You saw the word ‘wedding’ in the title. You clicked. Maybe a little confusion as to why there isn’t a picture of a flowing wedding gown or some other fairytale wedding picture? I’ll clear that up quickly. This isn’t about an elaborate wedding with sprays of pink roses everywhere, white fabric chairs, a bunch of tables adorned with fancy tablecloths or a hired staff running around with trays of french appetizers that can’t be translated into English. There was a brief period in my life where I slightly desired such a wedding. It was right around the time that Ken entered Barbie’s world. I was about 6 or 7. They had a wedding. It took up my entire bedroom floor and I replayed it over and over and over again. It was short lived. That phase passed.
Now, I’m 38, my Barbie dolls are now considered vintage, and, in 2 months, I’m getting married. The big question was popped the first week of January and…I said yes. We’ve been in the process of planning ever since. Surprisingly, it has not been stressful. I can attribute most of that to the fact that the theme is ‘come as you are.’ This is the point where the image should make more sense. The theme happened rather naturally. We were having coffee one afternoon and instead of talking about what we wanted for a wedding, it turned into a “what we didn’t want” conversation (more people should do this…trust me) The conversation lasted for quite a while and there was an endless list of what we didn’t want. Once we got through that, there it was. Right in front of us. Our wedding day.
* Come as you are means just that. Wear what’s comfortable. How can you possibly have a good time when you’re dressed in a suit and tie or formal dress in the scorching July sun? It’s miserable. We’re not even dressing up. Wear shorts and your favorite tee. We don’t care. Just be comfortable.

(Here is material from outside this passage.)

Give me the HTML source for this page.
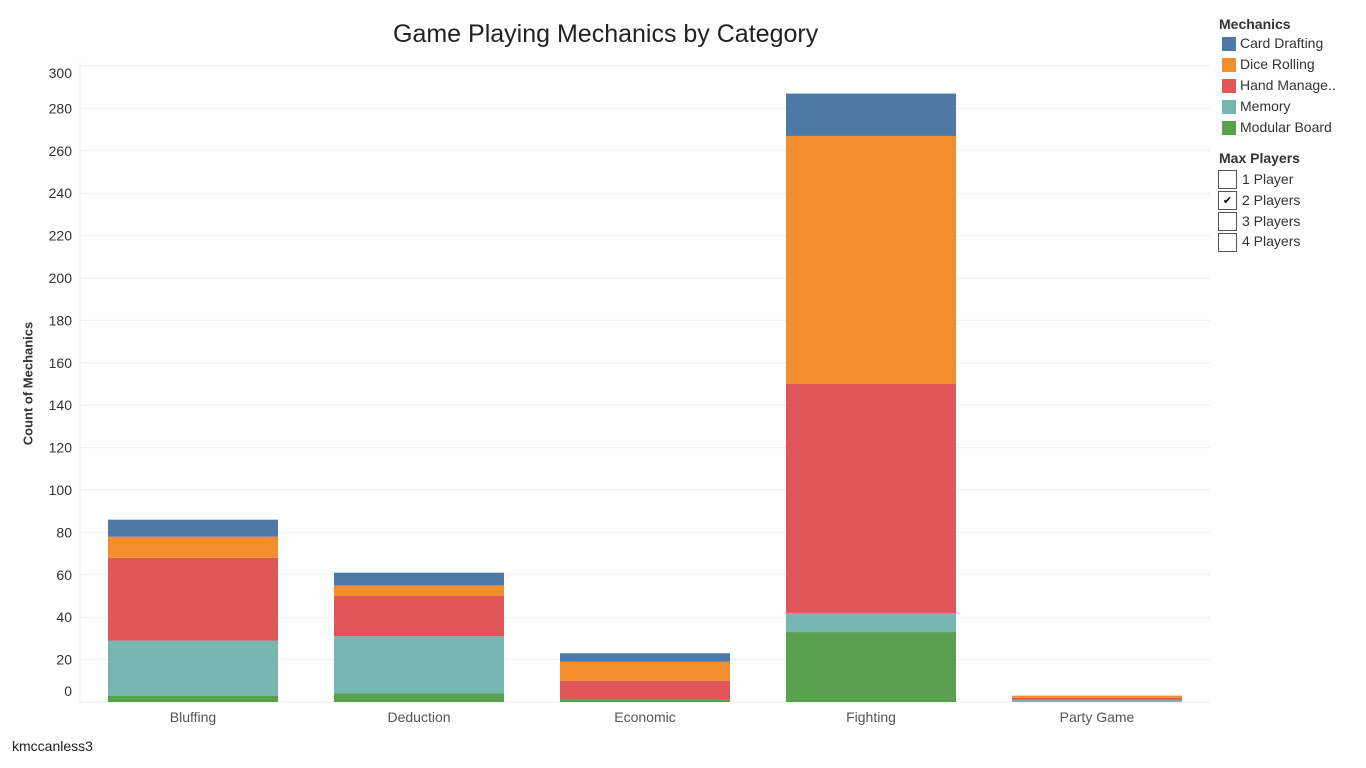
<!DOCTYPE html>
<html><head><meta charset="utf-8"><style>
body{margin:0;width:1366px;height:768px;background:#fff;font-family:"Liberation Sans",sans-serif;overflow:hidden;position:relative}
.t{position:absolute;white-space:nowrap}
.leg{position:absolute;left:1222px;font-size:14px;color:#333}
.sw{position:absolute;left:1222px;width:14px;height:14px}
.cb{position:absolute;left:1218px;width:19px;height:19px;border:1px solid #555;box-sizing:border-box;background:#fff;font-size:11px;text-align:center;line-height:18px}
</style></head><body>
<div class="t" style="left:393px;top:20px;font-size:25px;color:#222">Game Playing Mechanics by Category</div>
<div class="t" style="left:-34px;top:376px;font-size:13px;color:#333;transform:rotate(-90deg);font-weight:bold">Count of Mechanics</div>
<div class="t" style="left:12px;top:738px;font-size:14px;color:#222">kmccanless3</div>
<svg id="chart" width="1366" height="768" style="position:absolute;left:0;top:0"></svg>
<div class="t" style="left:1219px;top:16px;font-size:14px;font-weight:bold;color:#333">Mechanics</div>
<div id="leg"></div>
<div class="t" style="left:1219px;top:150px;font-size:14px;font-weight:bold;color:#333">Max Players</div>
<div class="cb" style="top:170px"></div><div class="leg" style="left:1242px;top:171px">1 Player</div>
<div class="cb" style="top:191px">✔</div><div class="leg" style="left:1242px;top:192px">2 Players</div>
<div class="cb" style="top:212px"></div><div class="leg" style="left:1242px;top:213px">3 Players</div>
<div class="cb" style="top:233px"></div><div class="leg" style="left:1242px;top:233px">4 Players</div>
<script>
const categories=["Bluffing","Deduction","Economic","Fighting","Party Game"];
const series=["Modular Board","Memory","Hand Manage..","Dice Rolling","Card Drafting"];
const colors=["#59a14f","#76b7b2","#e15759","#f28e2b","#4e79a7"];
const modular=[3,4,1,33,0];
const memory=[26,27,0,9,1];
const hand=[39,19,9,108,1];
const dice=[10,5,9,117,1];
const card=[8,6,4,20,0];
const values=[modular,memory,hand,dice,card];
const ticks=[0,20,40,60,80,100,120,140,160,180,200,220,240,260,280,300];
const NS="http://www.w3.org/2000/svg",svg=document.getElementById("chart");
const x0=80,x1=1210,base=702,ppu=2.12,bw=170;
const y=v=>base-v*ppu;
const xc=i=>x0+(x1-x0)/categories.length*(i+0.5);
function mk(t,a){const e=document.createElementNS(NS,t);for(const k in a)e.setAttribute(k,a[k]);svg.appendChild(e);return e;}
ticks.forEach(t=>{
 const yy=Math.max(y(t),66);
 const g=mk("line",{x1:x0,x2:x1,y1:yy,y2:yy,stroke:"#eee"});
 
 
 const ly=t===0?base-6:(t===300?y(t)+12:y(t)+5);
 const tx=mk("text",{x:72,y:ly,"text-anchor":"end","font-size":14,fill:"#333"});tx.textContent=t;
 
 
});
mk("line",{x1:x0,x2:x0,y1:62,y2:base,stroke:"#eee"});
categories.forEach((c,i)=>{
 let acc=0;
 values.forEach((s,j)=>{
  const v=s[i];if(v>0){
   const r=mk("rect",{x:xc(i)-bw/2,y:y(acc+v),width:bw,height:v*ppu,fill:colors[j]});
   
   
  }
  acc+=v;
 });
 const t=mk("text",{x:xc(i),y:722,"text-anchor":"middle","font-size":14,fill:"#555"});t.textContent=c;
 
 
});
const leg=document.getElementById("leg");
[4,3,2,1,0].forEach((j,k)=>{
 const s=document.createElement("div");s.className="sw";s.style.top=(37+k*21)+"px";s.style.background=colors[j];
 
 
 const l=document.createElement("div");l.className="leg";l.style.left="1240px";l.style.top=(35+k*21)+"px";l.textContent=series[j]==="Hand Manage.."?"Hand Manage..":series[j];
 
 
 leg.appendChild(s);leg.appendChild(l);
});
</script>
</body></html>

* I love to cook and feed people. Most of the guests who will be attending all have dishes that have been a part of their lives for decades. They’ve all come forth asking if they can bring their favorite dishes. There you have it! Nothing beats a gathering where down home cooking is served up by people who love to cook. No caterers needed.
* Nothing is going to match. Half the stress of planning a wedding is making sure everything matches. It’s too exhausting for me. The tablecloths that cover the tables aren’t going to match. The chairs won’t match. The wildflowers that fill the antique mason jars (that we found in an old abandoned building) aren’t going to match. Even the ribbons that we tie around the mason jars won’t match.
* We chose a location that is symbolic to us. A location that we love and adore. My brother’s house. It took him almost 3 years to build that house and it’s located on a beautiful piece of land surrounded by mountains. It’s a very small town. All the neighbors are friends. Our wedding is the ‘event of the summer.’ They’ll be stopping by too. There is no venue that could top that.
* Instead of hiring a pricey DJ to play, we booked a local folk singer, Justin Jaymes, who is well known in the area. Most of the guests know him. It’ll be fun. The other entertainment will be a bonfire, horseshoes and other outdoor games.
* There will be no chairs to sit on for the ceremony. This isn’t a show. We won’t be on stage. Our friends and family will surround us. United. Upon the official ‘announcement of the couple’ everyone will open their wedding favor…a single serve bottle of wine. Once we’re announced, it’ll be one great big “cheers” with some hootin’ and hollerin’.
So, it’s 2 months away and there is still quite a bit that needs to be done. I’m not in a state of panic. The love and support that we have from both friends and family has turned this wedding into something that everyone is putting their heart and soul into. Our wedding day will be the result of everyone’s efforts and hard work. We didn’t have to ask. It just happened. It’s not just about us. It’s about everyone that will be there. And, for that, I am grateful.